Finding that a lot of spammers are grabbing your publicly listed WHOIS email address – sending spam about marketing, web development and fake renewal invoices? Perhaps you don’t want to pay $5+ a year for WHOIS privacy per domain to avoid the spam?
Well, there’s a simple way to stop all of that for free…
Basically, you need a special email address that only the domain registrar can use for their official emails and the rest you don’t want to see.
1. Create a special email address
Add a forwarding email address to use for all your WHOIS data (e.g. firstname.lastname@example.org).
2. Update all your domain registration and other contacts to this email address
Login to your domain registrar and update your registration email address and other contact email addresses from your main email account to the new special one.
3. Note down valid words, codes and phrases
In your email client, look over your valid emails from your domain registrar (that’s about it for valid emails to this address). Note down some unique words and phrases that would only be sent by your registrar. Ensure you make a note of words involved with possible domain transfers as these are annoying to mislay.

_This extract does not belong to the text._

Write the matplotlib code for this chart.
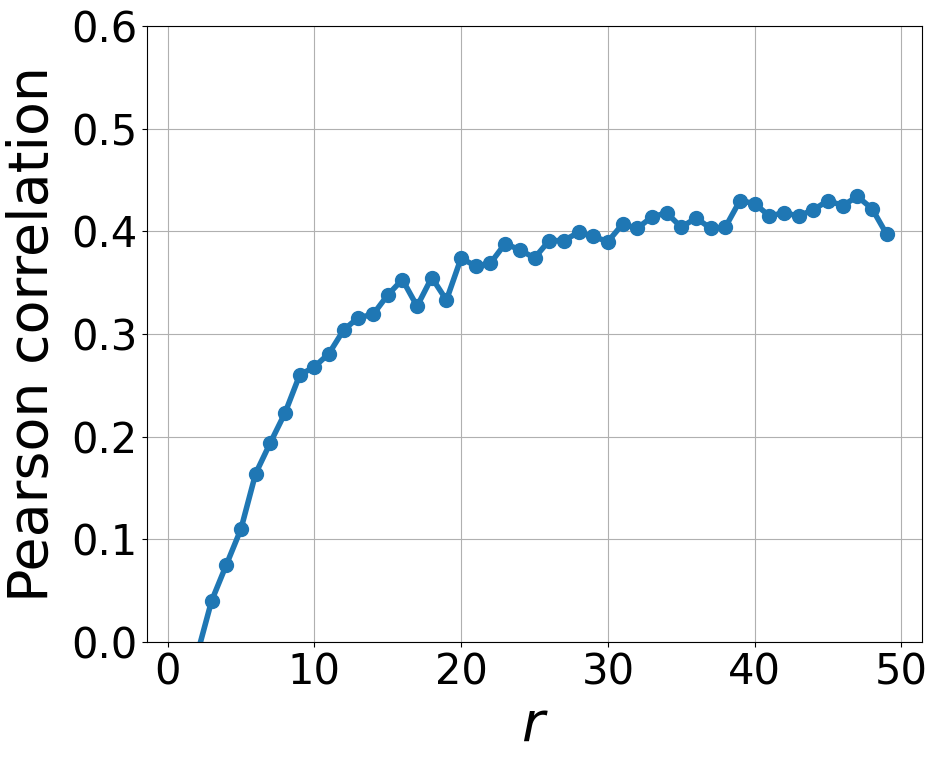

4. Create a new email filter with these words
In cPanel, or your hosting control panel, go to Email Filters and create a new filter with these words. The first rule should match the email address and all the subsequent rules should check that the email does not contain the key words. Remember to set “and” to link these together. Set the action to fail (just like an invalid email).
5. Test the filter
In the main email filter screen, you can write a short message to this email address. Leave out any of the key words and phrases. It should fail. Do the same, this time listing one of the key words.
If you change registrar or don’t receive an expected email, it would be good to check over the rules. Don’t list your name (as it appears in the WHOIS). If you can, try setting one of the key words as your account username or ID, this is a good way to avoid false positives.